[FPSPACE] Re: FPSPACE digest, Vol 1 #137 - 5 msgs
Robert G Kennedy III
robot@ultimax.com
Tue, 28 Nov 2000 14:31:40 -0400
>Well, has we know, and by definition, an Earth day has the duration of about
>24 hours. But, in reality, an Earth day is 23 hours 56 minutes 4 seconds. In
>my database all space missions durations are with the 24 hour format. With
>so many missions now the 4 minute difference can be vey significant.
If you write the equation of motion for an earth orbiting satellite,
starting from first principles, and plug in:
- gravitational constant (or earth's grav parameter in a different formed eq)

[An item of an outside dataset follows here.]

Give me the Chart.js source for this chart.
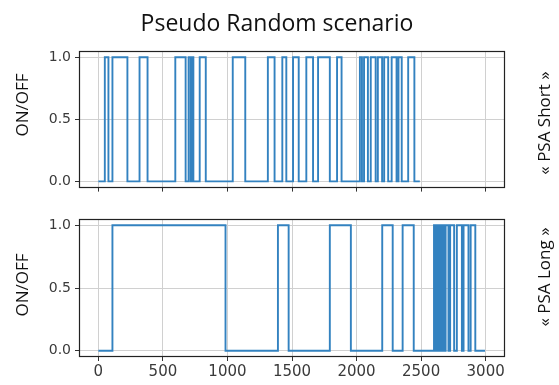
<!DOCTYPE html>
<html>
<head>
<meta charset="utf-8">
<script src="https://cdn.jsdelivr.net/npm/chart.js@4.4.1/dist/chart.umd.min.js"></script>
<style>
  body { margin: 0; background: #fff; }
  #wrap { position: relative; width: 559px; height: 385px; overflow: hidden; font-family: "Open Sans", sans-serif; color: #111; }
  canvas { position: absolute; left: 0; }
  .lbl { position: absolute; white-space: nowrap; line-height: 1; }
  .rot { transform: translate(-50%, -50%) rotate(-90deg); }
</style>
</head>
<body>
<div id="wrap">
  <canvas id="short" width="559" height="200" style="top:0"></canvas>
  <canvas id="long" width="559" height="185" style="top:200px"></canvas>
  <div class="lbl" style="left:277px;top:22px;transform:translate(-50%,-50%);font-size:23px">Pseudo Random scenario</div>
  <div class="lbl rot" style="left:21px;top:105px;font-size:17px">ON/OFF</div>
  <div class="lbl rot" style="left:21px;top:285px;font-size:17px">ON/OFF</div>
  <div class="lbl rot" style="left:543px;top:123px;font-size:17px">« PSA Short »</div>
  <div class="lbl rot" style="left:543px;top:277px;font-size:17px">« PSA Long »</div>
</div>
<script>
// tick values
const xTicks = [0, 500, 1000, 1500, 2000, 2500, 3000];
const yTicks = [0, 0.5, 1];

// times where the signal toggles (starts OFF at t=0)
const shortToggles = [50, 78, 109, 225, 319, 381, 596, 676, 699, 715, 726, 736, 785, 832,
  1041, 1138, 1313, 1365, 1425, 1456, 1508, 1552, 1611, 1663, 1702, 1793, 1849, 1884,
  2026, 2042, 2058, 2088, 2110, 2148, 2165, 2198, 2214, 2245, 2272, 2310, 2325, 2350, 2400, 2448];
const shortEnd = 2490;

const longToggles = [109, 985, 1391, 1474, 1793, 1956, 2199, 2280, 2357, 2443,
  2600, 2604, 2608, 2612, 2616, 2620, 2624, 2628, 2632, 2637, 2641, 2646, 2651, 2656,
  2661, 2667, 2672, 2680, 2690, 2712, 2725, 2756, 2777, 2816, 2829, 2867, 2884, 2920];
const longEnd = 2995;

function stepPoints(toggles, end) {
  let pts = [{x: 0, y: 0}];
  let v = 0;
  toggles.forEach(t => {
    v = 1 - v;
    pts.push({x: t, y: v});
  });
  pts.push({x: end, y: v});
  return pts;
}

const frame = {
  id: 'frame',
  afterDraw(chart) {
    const a = chart.chartArea, c = chart.ctx;
    c.save();
    c.strokeStyle = '#222';
    c.lineWidth = 1.2;
    c.strokeRect(Math.round(a.left) + 0.5, Math.round(a.top) + 0.5,
      Math.round(a.right - a.left) - 1, Math.round(a.bottom - a.top) - 1);
    c.restore();
  }
};

function makeChart(id, pts, o) {
  return new Chart(document.getElementById(id), {
    type: 'line',
    data: {
      datasets: [{
        data: pts,
        stepped: true,
        borderColor: '#3382c0',
        borderWidth: 1.9,
        pointRadius: 0,
        fill: false
      }]
    },
    options: {
      responsive: false,
      animation: false,
      layout: {padding: {top: o.top, right: 54, left: 0, bottom: 0}},
      plugins: {legend: {display: false}, tooltip: {enabled: false}},
      scales: {
        x: {
          type: 'linear', min: -150, max: 3150,
          afterBuildTicks: s => { s.ticks = xTicks.map(v => ({value: v})); },
          afterFit: s => { s.height = o.xh; },
          grid: {color: '#d0d0d0', tickColor: '#333', tickLength: 4},
          border: {display: false},
          ticks: {display: o.showX, color: '#3a3a3a', padding: 2, maxRotation: 0,
            callback: v => String(v),
            font: {family: 'DejaVu Sans', size: 15}}
        },
        y: {
          min: -0.05, max: 1.05,
          afterBuildTicks: s => { s.ticks = yTicks.map(v => ({value: v})); },
          afterFit: s => { s.width = 79; },
          grid: {color: '#d0d0d0', tickColor: '#333', tickLength: 4},
          border: {display: false},
          ticks: {color: '#3a3a3a', padding: 4, callback: v => v.toFixed(1),
            font: {family: 'DejaVu Sans', size: 14}}
        }
      }
    },
    plugins: [frame]
  });
}

makeChart('short', stepPoints(shortToggles, shortEnd), {top: 51, xh: 9, showX: false});
makeChart('long', stepPoints(longToggles, longEnd), {top: 19, xh: 28, showX: true});
</script>
</body>
</html>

- earth's equatorial radius,
- earth's eccentricity
- satellite inclination, and
- orbital height = perigee = apogee = ~35800 km
you will get a period of 1436 minutes plus a little bit, which is what we
expect.
Those 4 minutes per day are "lost" because, in addition to spinning like a
top, the earth is also traveling around the sun in a curved path. To a
observer fixed on earth's surface keeping time by a 24-hour clock, every
day the sun would arrive at the same precise point over the observer's head
about 4 minutes sooner that it did the day before. Multiply 365.25 x 4
minutes to see for yourself. If the orbital path were straight, i.e.
infintesimal curvature, or the period was reckoned with respect to
something really far away the galactic core (same thing) then a day really
would be 24 hours long. But 24 is divisible by many numbers which makes it
handy (base-12 math), so we use that. There are higher order corrections,
viz: leap years, centuries, etc. but that's the main one.